We have a high timeout to prevent false suspicions when nodes don't reply to heartbeats due to temporary CPU spikes, long GC pauses etc. Perhaps 51500 ms is excessive. Let's discuss this with the group on Monday's clustering conf call. Users can always reduce this config to some lower value > X if they feel any extended CPU spikes or GC pauses will not exceed X. I wouldn't recommend less than 30 seconds or so. Used to be 15 and we were constantly hearing about false suspicion issues.
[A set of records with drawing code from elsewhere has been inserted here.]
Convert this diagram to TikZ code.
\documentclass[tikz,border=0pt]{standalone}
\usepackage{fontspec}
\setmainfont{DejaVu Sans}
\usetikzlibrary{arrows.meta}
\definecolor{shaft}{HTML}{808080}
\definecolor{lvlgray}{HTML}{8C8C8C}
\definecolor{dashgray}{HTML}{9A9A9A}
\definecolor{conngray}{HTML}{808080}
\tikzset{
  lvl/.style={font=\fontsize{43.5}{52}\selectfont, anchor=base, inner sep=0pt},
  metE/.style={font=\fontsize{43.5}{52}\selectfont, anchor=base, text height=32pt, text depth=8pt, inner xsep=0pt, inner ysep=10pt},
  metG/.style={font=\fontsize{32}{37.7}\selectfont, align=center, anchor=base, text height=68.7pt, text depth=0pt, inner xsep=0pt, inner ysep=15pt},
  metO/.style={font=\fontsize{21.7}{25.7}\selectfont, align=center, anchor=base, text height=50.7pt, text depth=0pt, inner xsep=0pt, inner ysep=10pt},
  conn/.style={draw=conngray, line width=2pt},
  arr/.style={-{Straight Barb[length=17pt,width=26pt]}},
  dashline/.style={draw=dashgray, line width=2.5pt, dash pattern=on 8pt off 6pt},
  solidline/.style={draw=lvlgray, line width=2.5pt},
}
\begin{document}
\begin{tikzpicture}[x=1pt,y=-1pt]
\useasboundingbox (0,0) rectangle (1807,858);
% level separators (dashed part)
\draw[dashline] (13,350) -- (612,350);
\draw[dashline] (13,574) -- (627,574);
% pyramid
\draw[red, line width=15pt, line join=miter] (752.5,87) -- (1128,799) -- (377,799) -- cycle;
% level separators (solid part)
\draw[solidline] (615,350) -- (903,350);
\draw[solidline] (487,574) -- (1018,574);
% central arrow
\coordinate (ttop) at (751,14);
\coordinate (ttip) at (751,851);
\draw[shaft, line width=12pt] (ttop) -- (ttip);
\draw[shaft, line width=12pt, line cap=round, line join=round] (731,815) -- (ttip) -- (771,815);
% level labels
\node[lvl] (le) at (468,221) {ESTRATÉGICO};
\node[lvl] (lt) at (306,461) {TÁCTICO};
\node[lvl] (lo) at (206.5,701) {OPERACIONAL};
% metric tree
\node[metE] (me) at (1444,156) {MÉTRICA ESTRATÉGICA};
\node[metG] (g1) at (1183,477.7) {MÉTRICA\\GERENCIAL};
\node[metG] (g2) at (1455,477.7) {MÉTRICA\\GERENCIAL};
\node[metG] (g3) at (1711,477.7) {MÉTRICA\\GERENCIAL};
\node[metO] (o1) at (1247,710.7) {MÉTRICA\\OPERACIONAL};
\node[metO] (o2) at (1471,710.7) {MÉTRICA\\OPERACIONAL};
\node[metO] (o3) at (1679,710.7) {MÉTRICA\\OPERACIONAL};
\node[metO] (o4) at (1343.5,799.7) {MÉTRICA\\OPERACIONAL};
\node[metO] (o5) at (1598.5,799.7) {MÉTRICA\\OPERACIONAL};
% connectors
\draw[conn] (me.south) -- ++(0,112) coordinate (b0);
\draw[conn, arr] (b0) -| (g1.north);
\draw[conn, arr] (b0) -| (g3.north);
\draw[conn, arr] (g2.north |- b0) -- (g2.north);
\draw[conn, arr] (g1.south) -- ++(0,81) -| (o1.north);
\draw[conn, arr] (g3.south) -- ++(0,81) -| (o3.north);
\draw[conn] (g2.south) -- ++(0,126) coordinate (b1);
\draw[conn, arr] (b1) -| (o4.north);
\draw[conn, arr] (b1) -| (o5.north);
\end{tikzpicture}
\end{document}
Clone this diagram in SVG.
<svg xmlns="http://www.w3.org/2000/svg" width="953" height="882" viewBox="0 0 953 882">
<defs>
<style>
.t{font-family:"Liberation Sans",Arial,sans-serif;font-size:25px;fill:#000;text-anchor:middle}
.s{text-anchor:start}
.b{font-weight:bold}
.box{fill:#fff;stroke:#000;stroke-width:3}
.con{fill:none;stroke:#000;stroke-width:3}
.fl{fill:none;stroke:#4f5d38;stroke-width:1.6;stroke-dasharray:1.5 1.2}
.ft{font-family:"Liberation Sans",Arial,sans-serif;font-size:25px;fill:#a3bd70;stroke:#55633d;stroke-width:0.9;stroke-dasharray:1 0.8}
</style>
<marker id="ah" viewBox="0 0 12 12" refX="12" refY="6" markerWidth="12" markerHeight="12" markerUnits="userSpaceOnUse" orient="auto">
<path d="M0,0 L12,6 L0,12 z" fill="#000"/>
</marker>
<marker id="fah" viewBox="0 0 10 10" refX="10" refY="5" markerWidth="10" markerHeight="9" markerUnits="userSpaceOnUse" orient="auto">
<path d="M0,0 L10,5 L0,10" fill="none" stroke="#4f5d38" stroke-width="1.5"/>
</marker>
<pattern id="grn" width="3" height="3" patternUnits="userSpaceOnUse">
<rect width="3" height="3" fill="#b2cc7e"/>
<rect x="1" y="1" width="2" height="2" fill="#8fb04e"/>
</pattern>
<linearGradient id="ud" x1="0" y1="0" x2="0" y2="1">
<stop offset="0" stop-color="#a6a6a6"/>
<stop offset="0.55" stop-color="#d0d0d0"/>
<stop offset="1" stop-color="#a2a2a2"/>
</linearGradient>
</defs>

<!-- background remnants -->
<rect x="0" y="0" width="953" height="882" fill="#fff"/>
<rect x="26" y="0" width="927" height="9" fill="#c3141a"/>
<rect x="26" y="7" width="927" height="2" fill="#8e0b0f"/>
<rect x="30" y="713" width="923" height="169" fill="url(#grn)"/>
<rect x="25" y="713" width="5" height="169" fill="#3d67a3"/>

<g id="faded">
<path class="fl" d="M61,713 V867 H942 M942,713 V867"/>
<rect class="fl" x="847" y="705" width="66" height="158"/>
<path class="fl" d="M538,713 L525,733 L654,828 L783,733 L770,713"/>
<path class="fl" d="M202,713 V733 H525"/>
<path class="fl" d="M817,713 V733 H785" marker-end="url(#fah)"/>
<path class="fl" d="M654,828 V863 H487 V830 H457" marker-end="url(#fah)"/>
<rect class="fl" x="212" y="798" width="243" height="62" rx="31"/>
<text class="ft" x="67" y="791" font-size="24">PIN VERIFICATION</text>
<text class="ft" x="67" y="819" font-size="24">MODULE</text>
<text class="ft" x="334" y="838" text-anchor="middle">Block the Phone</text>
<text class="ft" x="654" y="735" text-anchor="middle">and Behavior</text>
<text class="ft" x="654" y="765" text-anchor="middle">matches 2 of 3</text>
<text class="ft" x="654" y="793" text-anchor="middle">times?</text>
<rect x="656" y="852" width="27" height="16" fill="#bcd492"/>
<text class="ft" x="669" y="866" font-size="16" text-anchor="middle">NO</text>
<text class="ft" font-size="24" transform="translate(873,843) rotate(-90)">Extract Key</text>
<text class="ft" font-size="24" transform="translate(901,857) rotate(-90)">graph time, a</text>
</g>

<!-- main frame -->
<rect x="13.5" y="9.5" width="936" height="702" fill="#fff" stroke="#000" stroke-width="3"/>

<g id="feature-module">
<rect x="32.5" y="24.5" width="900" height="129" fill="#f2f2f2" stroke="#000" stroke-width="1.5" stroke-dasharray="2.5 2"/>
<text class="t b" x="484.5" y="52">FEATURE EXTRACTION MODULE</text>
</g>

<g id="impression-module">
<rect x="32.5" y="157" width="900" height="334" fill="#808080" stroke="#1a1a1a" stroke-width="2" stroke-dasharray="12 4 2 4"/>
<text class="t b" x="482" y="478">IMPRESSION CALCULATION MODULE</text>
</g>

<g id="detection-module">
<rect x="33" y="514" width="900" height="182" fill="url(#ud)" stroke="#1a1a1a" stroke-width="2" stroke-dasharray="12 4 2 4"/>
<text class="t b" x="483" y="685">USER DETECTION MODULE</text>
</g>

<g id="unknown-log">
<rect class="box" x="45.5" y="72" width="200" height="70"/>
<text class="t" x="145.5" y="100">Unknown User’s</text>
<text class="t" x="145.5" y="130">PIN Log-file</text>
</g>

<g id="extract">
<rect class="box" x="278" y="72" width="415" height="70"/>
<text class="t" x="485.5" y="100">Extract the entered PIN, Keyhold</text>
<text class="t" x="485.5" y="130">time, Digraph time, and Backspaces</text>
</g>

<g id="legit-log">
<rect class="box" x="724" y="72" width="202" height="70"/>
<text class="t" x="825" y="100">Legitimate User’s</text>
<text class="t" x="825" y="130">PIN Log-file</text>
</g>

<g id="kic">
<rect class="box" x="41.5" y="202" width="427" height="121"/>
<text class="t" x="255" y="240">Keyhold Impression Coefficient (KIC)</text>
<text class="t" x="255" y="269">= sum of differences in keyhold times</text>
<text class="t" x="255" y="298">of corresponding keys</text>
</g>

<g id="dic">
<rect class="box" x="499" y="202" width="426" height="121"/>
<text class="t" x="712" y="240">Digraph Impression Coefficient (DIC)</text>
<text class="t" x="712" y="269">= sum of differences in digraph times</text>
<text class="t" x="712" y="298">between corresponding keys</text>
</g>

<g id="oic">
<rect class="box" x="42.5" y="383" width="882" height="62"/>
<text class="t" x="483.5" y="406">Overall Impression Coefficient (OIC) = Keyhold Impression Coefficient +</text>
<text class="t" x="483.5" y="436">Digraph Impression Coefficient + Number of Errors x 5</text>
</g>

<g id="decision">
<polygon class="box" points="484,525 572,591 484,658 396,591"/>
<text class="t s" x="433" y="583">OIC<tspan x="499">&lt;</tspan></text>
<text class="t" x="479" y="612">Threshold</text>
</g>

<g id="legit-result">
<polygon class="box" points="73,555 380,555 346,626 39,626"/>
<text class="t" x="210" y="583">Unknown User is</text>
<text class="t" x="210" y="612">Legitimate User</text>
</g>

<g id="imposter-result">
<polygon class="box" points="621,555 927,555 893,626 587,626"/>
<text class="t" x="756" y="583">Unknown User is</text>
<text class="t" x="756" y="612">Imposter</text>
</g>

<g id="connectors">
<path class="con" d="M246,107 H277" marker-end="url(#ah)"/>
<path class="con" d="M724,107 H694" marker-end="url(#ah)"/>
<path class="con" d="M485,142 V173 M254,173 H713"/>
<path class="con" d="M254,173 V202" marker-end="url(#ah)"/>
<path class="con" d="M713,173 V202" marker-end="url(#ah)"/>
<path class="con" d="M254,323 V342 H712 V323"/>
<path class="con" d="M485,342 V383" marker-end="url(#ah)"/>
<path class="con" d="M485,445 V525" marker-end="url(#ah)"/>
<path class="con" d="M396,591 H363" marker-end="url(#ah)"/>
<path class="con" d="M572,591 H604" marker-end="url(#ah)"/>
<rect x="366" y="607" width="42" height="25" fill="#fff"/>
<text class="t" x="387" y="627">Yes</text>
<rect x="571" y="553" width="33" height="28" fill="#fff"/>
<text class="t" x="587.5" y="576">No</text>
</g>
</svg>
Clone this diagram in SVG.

That's the core issue. Now a side issue:
The fact that one thread is trying to lock the session while another is trying to replicate it proves that there are multiple requests for the session. Those requests stack up and will put a very high replication load on the system. Question is why multiple requests are occuring. I want to understand this. Some possibilities:
1) Test servlet is flushing the response (i.e not waiting for JBossWeb to do it after the the replication), test client is reading the response, considering it completed and making another request. Dominik, is this possible?
2) Test client waits X seconds for a response; if doesn't get one retries the request. Analogous to user getting impatient and hitting refresh button. If this is what is happening, need to know what X is and decide how reasonable that is; perhaps make it a random value inside a range (i.e. 100% of user don't hit refresh after 10 secs).
3) mod_jk is itself retrying the request, either on same node or as an attempted failover (looks like same node). Do you have worker.xxx.reply_timeout configured in workers.properties?